В Академии, в инспекторской, я сейчас же списал расписание всех лекций по всем предметам и горел нетерпением поскорей услышать их. Лекции были не каждый день (об этом я уже жалел) и располагались: по утрам от восьми до девяти с половиной часов (еще темно было — при лампах) и после обеда от трех до четырех с половиной часов. Особенно врезалась мне в память первая лекция. Я на нее попал случайно: читалась начертательная геометрия для архитекторов.

Пришедши почти ночью с Малого проспекта при горящих фонарях и добравшись по едва освещенным коридорам до аудитории, где читалась математика, я был поражен тишиною и полутьмою. Огромная камера не могла быть хорошо освещена двумя висячими лампами: одна освещала кафедру, профессора и большую черную доску, на которой он чертил геометрические чертежи, другая освещала скамьи. Я поскорей сел на первое свободное место — слушателей было немного, и это еще более увеличивало тишину и темноту. У бритого профессора в мундире с пуговицами был приятный голос. Он твердою походкой сходил с кафедры, подходил к доске и так энергично чертил, что мел ломался и отскакивал кусочками даже на пол. Звонким голосом профессор повторял часто одно и то же.
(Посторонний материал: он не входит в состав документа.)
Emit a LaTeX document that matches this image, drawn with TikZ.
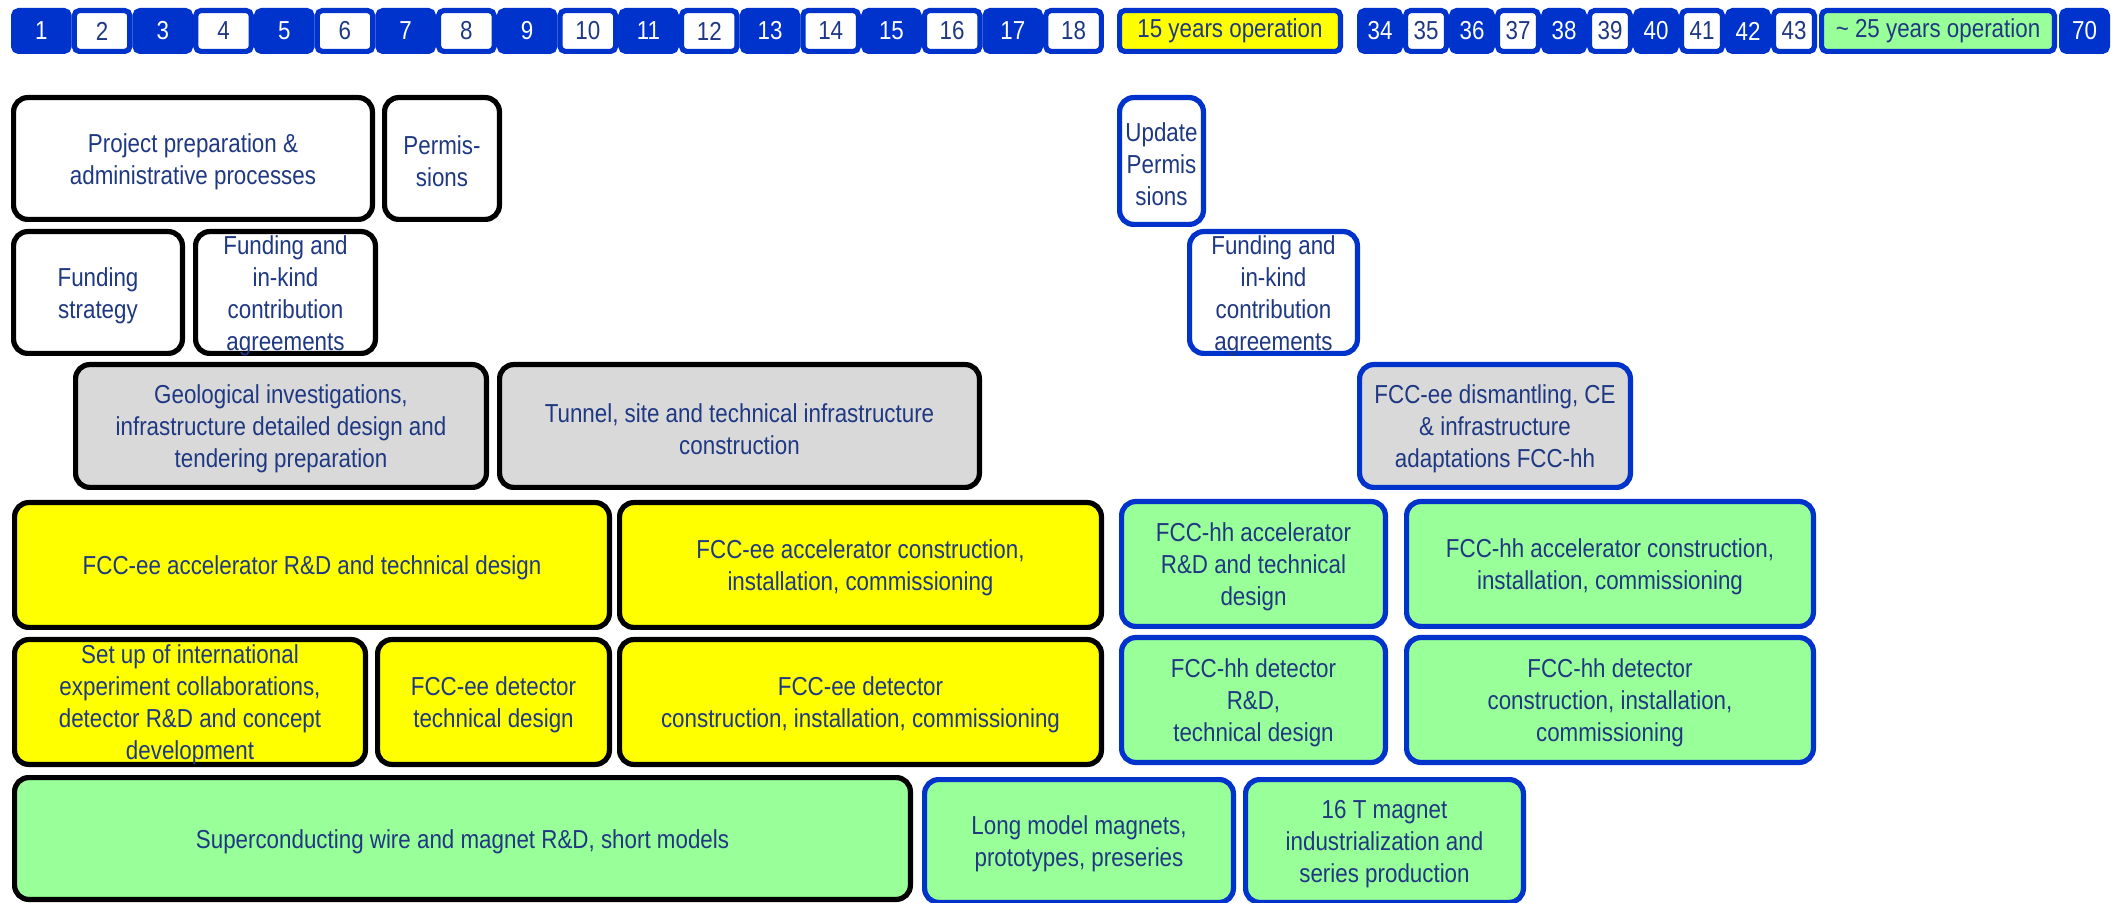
\documentclass[tikz,border=0pt]{standalone}
\usepackage{fontspec}
\setmainfont{Liberation Sans}[FakeStretch=0.86]
\definecolor{navy}{RGB}{31,56,130}
\definecolor{bblue}{RGB}{0,51,204}
\definecolor{ygold}{RGB}{255,255,0}
\definecolor{lgreen}{RGB}{153,255,153}
\definecolor{lgrey}{RGB}{217,217,217}
\tikzset{
  shp/.style={rounded corners=7pt, line width=2.6pt, inner sep=0pt, outer sep=0pt},
  wbk/.style={shp, draw=black, fill=white},
  gbk/.style={shp, draw=black, fill=lgrey},
  ybk/.style={shp, draw=black, fill=ygold},
  ebk/.style={shp, draw=black, fill=lgreen},
  wbl/.style={shp, draw=bblue, fill=white},
  gbl/.style={shp, draw=bblue, fill=lgrey},
  ebl/.style={shp, draw=bblue, fill=lgreen},
  txt/.style={align=center, text=navy, font=\fontsize{13}{16}\selectfont, inner sep=0pt, yshift=-1.6pt},
  cel/.style={rounded corners=2.5pt, line width=2.6pt, draw=bblue, inner sep=0pt, outer sep=0pt,
              font=\fontsize{13}{16}\selectfont},
  cb/.style={cel, fill=bblue, text=white},
  cw/.style={cel, fill=white, text=navy},
  cy/.style={cel, fill=ygold, text=navy},
  cg/.style={cel, fill=lgreen, text=navy},
}
\newcommand\gbox[7]{%
  \node[#6, minimum width={(#4-#2)*0.5pt-2.6pt}, minimum height={(#5-#3)*0.5pt-2.6pt}]
    (#1) at ({(#2+#4)/2},{(#3+#5)/2}) {};
  \node[txt] (#1t) at (#1.center) {#7};}
\newcommand\cbox[7]{%
  \node[#6, minimum width={(#4-#2)*0.5pt-2.6pt}, minimum height={(#5-#3)*0.5pt-2.6pt}]
    (#1) at ({(#2+#4)/2},{(#3+#5)/2}) {#7};}
\begin{document}
\begin{tikzpicture}[x=0.5pt,y=-0.5pt]
\useasboundingbox (0,0) rectangle (2117,903);
\fill[white] (0,0) rectangle (2117,903);
% top bar
\foreach \i [evaluate=\i as \xa using {11+(\i-1)*60.72}, evaluate=\i as \xb using {11+\i*60.72}] in {1,...,18}{
  \ifodd\i\relax \def\st{cb}\else \def\st{cw}\fi
  \cbox{n\i}{\xa}{8}{\xb}{54}{\st}{\i}
}
\cbox{op15}{1117}{8}{1343}{54}{cy}{15 years operation}
\foreach \i [evaluate=\i as \xa using {1357+(\i-34)*46}, evaluate=\i as \xb using {1357+(\i-33)*46}] in {34,...,43}{
  \ifodd\i\relax \def\st{cw}\else \def\st{cb}\fi
  \cbox{n\i}{\xa}{8}{\xb}{54}{\st}{\i}
}
\cbox{op25}{1819}{8}{2057}{54}{cg}{\textasciitilde{} 25 years operation}
\cbox{n70}{2059}{8}{2110}{54}{cb}{70}
% row A
\gbox{pp}{11}{95}{375}{222}{wbk}{Project preparation \&\\administrative processes}
\gbox{perm}{382}{95}{502}{222}{wbk}{Permis-\\sions}
\gbox{upd}{1117}{95}{1206}{227}{wbl}{Update\\Permis\\sions}
% row B
\gbox{fs}{11}{229}{185}{356}{wbk}{Funding\\strategy}
\gbox{fik}{193}{229}{378}{356}{wbk}{Funding and\\in-kind\\contribution\\agreements}
\gbox{fikb}{1187}{229}{1360}{356}{wbl}{Funding and\\in-kind\\contribution\\agreements}
% row C
\gbox{geo}{73}{362}{489}{490}{gbk}{Geological investigations,\\infrastructure detailed design and\\tendering preparation}
\gbox{tun}{497}{362}{982}{490}{gbk}{Tunnel, site and technical infrastructure\\construction}
\gbox{dis}{1357}{362}{1633}{490}{gbl}{FCC-ee dismantling, CE\\\& infrastructure\\adaptations FCC-hh}
% row D
\gbox{eard}{12}{500}{612}{630}{ybk}{FCC-ee accelerator R\&D and technical design}
\gbox{eacc}{617}{500}{1104}{630}{ybk}{FCC-ee accelerator construction,\\installation, commissioning}
\gbox{hard}{1119}{499}{1388}{629}{ebl}{FCC-hh accelerator\\R\&D and technical\\design}
\gbox{hacc}{1404}{499}{1816}{629}{ebl}{FCC-hh accelerator construction,\\installation, commissioning}
% row E
\gbox{setup}{12}{637}{368}{767}{ybk}{Set up of international\\experiment collaborations,\\detector R\&D and concept\\development}
\gbox{edtd}{375}{637}{612}{767}{ybk}{FCC-ee detector\\technical design}
\gbox{edc}{617}{637}{1104}{767}{ybk}{FCC-ee detector\\construction, installation, commissioning}
\gbox{hdrd}{1119}{635}{1388}{765}{ebl}{FCC-hh detector\\R\&D,\\technical design}
\gbox{hdc}{1404}{635}{1816}{765}{ebl}{FCC-hh detector\\construction, installation,\\commissioning}
% row F
\gbox{sc}{12}{775}{913}{902}{ebk}{Superconducting wire and magnet R\&D, short models}
\gbox{lm}{922}{777}{1236}{905}{ebl}{Long model magnets,\\prototypes, preseries}
\gbox{mag}{1243}{777}{1526}{905}{ebl}{16 T magnet\\industrialization and\\series production}
\end{tikzpicture}
\end{document}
— Катет равен гипотенузе, умноженной на синус противолежащего угла или на косинус прилежащего. Запишите себе эту формулу — я буду спрашивать на экзамене, и она имеет значение для дальнейшего чтения моего курса.

«Хорошо, — подумал я, — что я захватил тетрадь».

И я записал несколько раз повторенную профессором Томасом (потом я узнал его фамилию) формулу, и до сих пор мне слышится ясно его голос и определенное звонкое выкрикиванье каждой фразы, с ударением в конце — «тангенсá, котангенсá…»

Я страстно любил скульптуру и по окончании лекции пошел в скульптурный класс. Было уже совсем светло, и в огромном классе, окнами в сад, было совершенно пусто — никаких учеников.